Chris Hawkey, coordenador do estudo e professor na Faculdade de Medicina da University of Nottingham e no Nottingham Digestive Diseases Centre, ambos no Reino Unido, disse: "O AAS tem muitos benefícios em termos de redução do risco de infarto agudo do miocárdio e AVC em pacientes com risco elevado. Também há evidências de que [o medicamento] retarde alguns tipos de câncer."
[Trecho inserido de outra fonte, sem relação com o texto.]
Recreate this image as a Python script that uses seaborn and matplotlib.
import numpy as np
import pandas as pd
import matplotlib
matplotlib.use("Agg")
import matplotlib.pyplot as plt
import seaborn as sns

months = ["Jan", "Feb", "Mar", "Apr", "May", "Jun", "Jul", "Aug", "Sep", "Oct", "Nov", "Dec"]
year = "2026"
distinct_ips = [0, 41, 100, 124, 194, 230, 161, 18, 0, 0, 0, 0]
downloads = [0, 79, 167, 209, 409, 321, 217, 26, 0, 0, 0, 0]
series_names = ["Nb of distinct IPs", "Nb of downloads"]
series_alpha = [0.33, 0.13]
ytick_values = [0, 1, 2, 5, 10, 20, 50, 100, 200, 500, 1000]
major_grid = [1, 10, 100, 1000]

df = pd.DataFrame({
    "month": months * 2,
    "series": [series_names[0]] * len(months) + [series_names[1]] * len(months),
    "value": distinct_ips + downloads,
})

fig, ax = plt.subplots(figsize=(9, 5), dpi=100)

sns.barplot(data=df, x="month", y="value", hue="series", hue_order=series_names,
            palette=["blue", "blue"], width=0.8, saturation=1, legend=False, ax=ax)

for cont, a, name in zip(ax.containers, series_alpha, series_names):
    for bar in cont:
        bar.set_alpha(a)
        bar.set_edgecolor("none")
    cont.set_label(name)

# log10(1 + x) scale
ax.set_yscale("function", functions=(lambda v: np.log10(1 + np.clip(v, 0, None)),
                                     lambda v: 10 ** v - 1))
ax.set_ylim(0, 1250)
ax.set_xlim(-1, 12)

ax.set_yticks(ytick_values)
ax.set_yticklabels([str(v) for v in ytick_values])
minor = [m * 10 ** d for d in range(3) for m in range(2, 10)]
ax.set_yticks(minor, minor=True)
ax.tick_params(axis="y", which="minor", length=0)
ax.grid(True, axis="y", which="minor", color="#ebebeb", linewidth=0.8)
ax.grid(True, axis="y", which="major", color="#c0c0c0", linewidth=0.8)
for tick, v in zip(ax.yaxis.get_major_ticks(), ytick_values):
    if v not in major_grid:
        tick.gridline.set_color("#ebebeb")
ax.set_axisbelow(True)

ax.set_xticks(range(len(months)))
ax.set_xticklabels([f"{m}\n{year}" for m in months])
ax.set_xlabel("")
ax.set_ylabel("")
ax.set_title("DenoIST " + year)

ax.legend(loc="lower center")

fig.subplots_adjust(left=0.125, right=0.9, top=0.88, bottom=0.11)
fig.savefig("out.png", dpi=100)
Considerando-se um período mais prolongado, segundo os autores, a proteção aparentemente diminuiu. "A perda da proteção contra úlceras ao longo do tempo parece realmente ter ocorrido, e não pode ser atribuída ao aumento do uso de gastroprotetores, que teriam o efeito oposto", eles explicaram, sugerindo que as causas podem ter sido o aumento da secreção ácida ou a redução da liberação de prostaglandinas protetoras após a erradicação da H. pylori. "É possível também que a erradicação da H. pylori crie um novo grupo de úlceras idiopáticas, com alta taxa de recidiva", disseram eles.
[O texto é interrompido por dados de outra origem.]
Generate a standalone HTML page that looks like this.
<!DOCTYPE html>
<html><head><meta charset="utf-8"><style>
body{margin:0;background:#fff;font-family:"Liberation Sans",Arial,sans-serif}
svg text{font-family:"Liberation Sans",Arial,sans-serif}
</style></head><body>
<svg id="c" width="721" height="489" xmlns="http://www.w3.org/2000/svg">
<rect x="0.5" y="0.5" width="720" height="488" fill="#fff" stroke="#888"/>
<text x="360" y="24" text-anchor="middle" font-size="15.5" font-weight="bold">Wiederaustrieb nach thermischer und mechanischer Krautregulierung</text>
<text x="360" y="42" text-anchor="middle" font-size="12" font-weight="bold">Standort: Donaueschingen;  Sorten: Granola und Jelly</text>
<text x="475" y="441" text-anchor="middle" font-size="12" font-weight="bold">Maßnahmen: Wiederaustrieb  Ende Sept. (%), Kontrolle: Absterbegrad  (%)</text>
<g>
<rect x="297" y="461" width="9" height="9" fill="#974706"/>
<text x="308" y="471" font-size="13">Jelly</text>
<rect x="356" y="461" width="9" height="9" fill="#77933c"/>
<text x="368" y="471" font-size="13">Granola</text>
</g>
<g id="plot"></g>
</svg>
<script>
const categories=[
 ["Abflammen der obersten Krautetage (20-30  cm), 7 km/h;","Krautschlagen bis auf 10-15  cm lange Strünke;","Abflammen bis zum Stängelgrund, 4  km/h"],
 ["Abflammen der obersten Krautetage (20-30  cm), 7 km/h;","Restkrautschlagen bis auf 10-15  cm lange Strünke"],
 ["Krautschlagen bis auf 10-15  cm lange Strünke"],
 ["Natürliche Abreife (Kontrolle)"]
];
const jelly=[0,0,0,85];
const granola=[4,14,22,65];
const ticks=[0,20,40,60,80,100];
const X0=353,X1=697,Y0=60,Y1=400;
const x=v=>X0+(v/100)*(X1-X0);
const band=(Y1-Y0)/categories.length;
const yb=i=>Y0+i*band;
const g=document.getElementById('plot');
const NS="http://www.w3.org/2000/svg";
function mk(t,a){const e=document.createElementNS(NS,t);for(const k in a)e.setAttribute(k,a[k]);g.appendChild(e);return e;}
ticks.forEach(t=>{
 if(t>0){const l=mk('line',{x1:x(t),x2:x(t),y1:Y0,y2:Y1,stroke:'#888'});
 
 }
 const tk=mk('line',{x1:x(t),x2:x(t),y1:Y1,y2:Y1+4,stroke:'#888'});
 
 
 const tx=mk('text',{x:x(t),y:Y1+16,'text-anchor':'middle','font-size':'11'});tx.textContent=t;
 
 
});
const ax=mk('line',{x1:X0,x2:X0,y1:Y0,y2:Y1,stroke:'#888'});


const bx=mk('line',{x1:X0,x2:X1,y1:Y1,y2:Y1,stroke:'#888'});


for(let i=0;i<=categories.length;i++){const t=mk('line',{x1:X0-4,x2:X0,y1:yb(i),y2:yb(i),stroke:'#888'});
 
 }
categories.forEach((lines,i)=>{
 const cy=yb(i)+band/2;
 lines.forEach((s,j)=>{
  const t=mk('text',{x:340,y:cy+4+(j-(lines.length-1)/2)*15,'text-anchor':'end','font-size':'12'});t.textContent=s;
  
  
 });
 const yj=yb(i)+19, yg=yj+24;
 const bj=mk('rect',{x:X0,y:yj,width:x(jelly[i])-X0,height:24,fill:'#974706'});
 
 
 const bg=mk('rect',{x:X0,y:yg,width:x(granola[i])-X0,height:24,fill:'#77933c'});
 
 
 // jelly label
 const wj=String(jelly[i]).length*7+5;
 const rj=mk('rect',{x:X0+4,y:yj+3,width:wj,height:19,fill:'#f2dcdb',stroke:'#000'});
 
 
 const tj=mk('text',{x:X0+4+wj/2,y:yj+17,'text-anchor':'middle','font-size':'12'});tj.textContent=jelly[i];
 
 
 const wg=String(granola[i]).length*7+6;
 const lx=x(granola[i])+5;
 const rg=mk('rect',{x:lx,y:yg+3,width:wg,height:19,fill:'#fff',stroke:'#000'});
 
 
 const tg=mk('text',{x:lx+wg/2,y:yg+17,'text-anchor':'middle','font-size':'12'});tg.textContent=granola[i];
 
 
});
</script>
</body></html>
Possibilidade de ‘uso mais liberal’ do AAS

"Os riscos para os pacientes que já tomam AAS são baixos. São maiores quando as pessoas iniciam o [uso do] AAS em um momento em que valeria a pena pesquisar e tratar a presença de H. pylori", disseram os autores, acrescentando que os achados do estudo têm "potencial para o uso clínico" e podem orientar o desenvolvimento de diretrizes.

"Seria possível usar uma estratégia 'teste e trate' no momento da primeira prescrição [do AAS], quando provavelmente existe um período de risco elevado de úlcera péptica e sangramento gastrointestinal", disseram eles.

No entanto, os autores fizeram alguns alertas, e destacaram que os achados "não são um argumento forte" para ampliar a prática de erradicação da H. pylori no Reino Unido para além dos pacientes com alto risco de sangramento por úlcera péptica. Eles apontaram que, em média, 238 pacientes precisariam ser tratados para evitar uma única internação por sangramento de úlcera péptica.

No entanto, a baixa taxa de sangramento ulceroso no estudo, somada à disponibilidade das terapias profiláticas de erradicação da H. pylori e de supressão ácida, também devem orientar a avaliação do equilíbrio entre riscos e benefícios do AAS, possivelmente respaldando um "uso mais liberal" do medicamento, apontaram os autores. Eles sugeriram que essas informações sejam consideradas em "reavaliações" do papel do AAS nas doenças cardiovasculares e na possível ampliação do uso do medicamento para a prevenção de câncer colorretal e outros tumores.

"As implicações dos resultados em longo prazo são animadoras em termos de prescrição segura", enfatizou o Prof. Chris.